The Arnoldi process starts with \(q_1\) and generates subsequent vectors using matrix-vector products with \(A\). By induction, one can see that the basis vectors \(\{q_1, \dots, q_k\}\) form an orthonormal basis for the space spanned by the vectors \(\{q_1, Aq_1, A^2q_1, \dots, A^{k-1}q_1\}\).

This subspace, \(\mathcal{K}_k(A, q_1) = \text{span}\{q_1, Aq_1, A^2q_1, \dots, A^{k-1}q_1\}\), is called the Krylov subspace of degree \(k\) generated by \(A\) and \(q_1\).

The Arnoldi iteration is a numerically stable way (essentially a modified Gram-Schmidt process) to build an orthonormal basis for this subspace. The matrix \(H_k\) is therefore the projection of \(A\) onto the \(k\)-th Krylov subspace.

The Iterative Eigensolver Strategy#

This defines the general strategy for all modern iterative eigensolvers:

Build Subspace: Choose a starting vector \(q_1\) and run the Arnoldi iteration for \(k\) steps to build an orthonormal basis \(Q_k\) for the Krylov subspace \(\mathcal{K}_k\) and the \(k \times k\) Hessenberg projection \(H_k = Q_k^T A Q_k\).
Solve Small Problem: Compute the eigenvalues of the small, dense matrix \(H_k\) using a standard method (e.g., the QR iteration algorithm). Let these eigenvalues be \(\theta_1, \dots, \theta_k\). These are called the Ritz values.
Check Convergence: These Ritz values are our approximations for the eigenvalues of \(A\). We can check their associated residual error (which, as we will see, is related to the \(h_{k+1,k}\) term) to see if they are “good enough.”
Iterate: If not converged, we can expand the subspace (increase \(k\)) and repeat.
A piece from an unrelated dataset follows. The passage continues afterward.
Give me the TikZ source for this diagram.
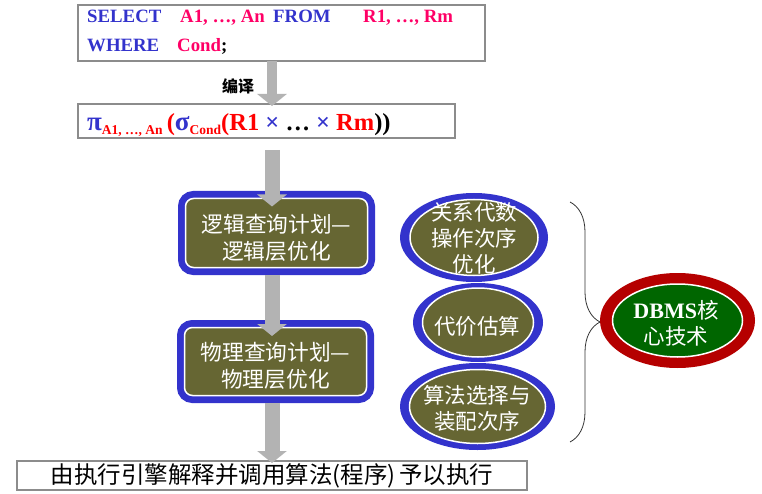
\documentclass[tikz,border=0pt]{standalone}
\usepackage{fontspec}
\setmainfont{Liberation Serif}
\newfontfamily\cjk{Noto Sans CJK SC}
\usetikzlibrary{arrows.meta,shapes.geometric,decorations.pathreplacing}
\definecolor{sqlblue}{HTML}{3333CC}
\definecolor{sqlred}{HTML}{FF0066}
\definecolor{fred}{HTML}{FF0000}
\definecolor{olivebox}{HTML}{666633}
\definecolor{arrowgray}{HTML}{B3B3B3}
\definecolor{ringblue}{HTML}{3333CC}
\definecolor{dred}{HTML}{B50000}
\definecolor{dgreen}{HTML}{006600}
\definecolor{boxgray}{HTML}{8C8C8C}
\begin{document}
\begin{tikzpicture}[x=1pt,y=-1pt,
  textbox/.style={draw=boxgray,line width=1.2pt,inner sep=0pt,outer sep=0pt},
  sqltext/.style={anchor=base west,inner sep=0pt,font=\fontsize{18.8}{20}\selectfont\bfseries},
  bigarrow/.style={draw=arrowgray,line width=15pt,-{Triangle[width=29pt,length=12pt]}},
  thinarrow/.style={draw=arrowgray,line width=10pt,-{Triangle[width=29pt,length=12pt]}},
  planbox/.style={rectangle,rounded corners=8pt,fill=olivebox,draw=white,line width=1.5pt,
    preaction={draw=ringblue,line width=15pt},inner sep=0pt,outer sep=0pt},
  cjktext/.style={inner sep=0pt,align=center,text=white,font=\cjk\fontsize{21.7}{27}\selectfont},
  ringell/.style={ellipse,fill=ringblue,inner sep=0pt},
  innerell/.style={ellipse,fill=olivebox,draw=white,line width=1.5pt,inner sep=0pt},
  elltext/.style={inner sep=0pt,align=center,text=white,font=\cjk\fontsize{21.5}{26}\selectfont}]
\useasboundingbox (0,0) rectangle (762,494);

% SQL box
\node[textbox,minimum width=407,minimum height=56] (sql) at (281.5,33) {};
\node[sqltext,text=sqlblue] (sel) at (87,23) {SELECT};
\node[sqltext,text=sqlred] (attrs) at (180,23) {A1, …, An};
\node[sqltext,text=sqlblue] (from) at (273,23) {FROM};
\node[sqltext,text=sqlred] (rels) at (363,23) {R1, …, Rm};
\node[sqltext,text=sqlblue] (where) at (87,52) {WHERE};
\node[sqltext] (cond) at (177,52) {\textcolor{sqlred}{Cond};};

% formula box
\node[textbox,minimum width=377,minimum height=34] (formula) at (266.5,121) {};
\node[anchor=base west,inner sep=0pt,font=\fontsize{24.5}{26}\selectfont\bfseries] (formtext) at (87,131)
  {\textcolor{sqlblue}{\fontsize{27}{28}\selectfont π}\raisebox{-4pt}{\fontsize{13.5}{15}\selectfont\textcolor{fred}{A1, …, An}}\,\textcolor{fred}{(}\textcolor{sqlblue}{\fontsize{27}{28}\selectfont σ}\raisebox{-4pt}{\fontsize{13.5}{15}\selectfont\textcolor{fred}{Cond}}\textcolor{fred}{(R1} \textcolor{sqlblue}{×} … \textcolor{sqlblue}{×} \textcolor{fred}{Rm}))};

% plan boxes
\node[planbox,minimum width=182,minimum height=69] (plan1) at (276.5,233) {};
\node[cjktext] (plan1txt) at (276.5,238) {逻辑查询计划—\\逻辑层优化};
\node[planbox,minimum width=182,minimum height=68] (plan2) at (275.5,361.5) {};
\node[cjktext] (plan2txt) at (275.5,366) {物理查询计划—\\物理层优化};

% execution box
\node[textbox,minimum width=510,minimum height=29] (exec) at (272,475.5) {};
\node[inner sep=0pt,font=\cjk\fontsize{23.5}{26}\selectfont] (exectxt) at (272,476) {由执行引擎解释并调用算法(程序)\,予以执行};

% arrows
\coordinate (ax) at (272,0);
\coordinate (a2start) at (272,150);
\draw[thinarrow] (sql.south -| ax) -- ([yshift=-2pt]formula.north -| ax);
\node[inner sep=0pt,font=\cjk\bfseries\fontsize{16}{18}\selectfont] (compile) at (238,86) {编译};
\draw[bigarrow] (a2start) -- ([yshift=-8pt]plan1.north -| ax);
\draw[bigarrow,shorten <=7.5pt] (plan1.south -| ax) -- ([yshift=-8.5pt]plan2.north -| ax);
\draw[bigarrow,shorten <=7.5pt] (plan2.south -| ax) -- ([yshift=-2pt]exec.north -| ax);

% ellipses
\node[ringell,minimum width=148,minimum height=89] (alg1ring) at (474,237.5) {};
\node[innerell,minimum width=128,minimum height=76] (alg1) at (474,237.5) {};
\node[elltext] (alg1txt) at (474,238) {关系代数\\操作次序\\优化};
\node[ringell,minimum width=130,minimum height=79] (alg2ring) at (478,322.5) {};
\node[innerell,minimum width=111,minimum height=69] (alg2) at (478,322.5) {};
\node[elltext] (alg2txt) at (477,326) {代价估算};
\node[ringell,minimum width=155,minimum height=87] (alg3ring) at (477.5,406.5) {};
\node[innerell,minimum width=136,minimum height=74] (alg3) at (477.5,406.5) {};
\node[elltext] (alg3txt) at (477,408) {算法选择与\\装配次序};

% brace
\coordinate (bracetop) at (570,202);
\coordinate (bracebot) at (570,442);
\draw[decorate,decoration={brace,amplitude=30pt,aspect=0.5},line width=0.8pt,draw=black!80] (bracetop) -- (bracebot);

% DBMS ellipse
\node[ellipse,fill=dred,inner sep=0pt,minimum width=155,minimum height=95] (coring) at (677.5,320.5) {};
\node[ellipse,fill=dgreen,draw=white,line width=1.5pt,inner sep=0pt,minimum width=130,minimum height=73] (core) at (677.5,320.5) {};
\node[elltext] (coretxt) at (676,323) {{\rmfamily\bfseries\fontsize{22}{26}\selectfont DBMS}核\\心技术};
\end{tikzpicture}
\end{document}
The total cost is dominated by the \(k\) sparse matrix-vector products, at \(O(k \cdot nnz(A)) \approx O(kn)\), and the \(k\) orthogonalization steps, at \(O(k^2 n)\). As long as \(k \ll n\), this cost is vastly lower than the \(O(n^3)\) cost of a direct method.

In the special (and very common) case that \(A\) is symmetric, the projected matrix \(H_k\) will also be symmetric. A symmetric Hessenberg matrix is tridiagonal. This simplification of the Arnoldi iteration is known as the Lanczos iteration, which is even more efficient.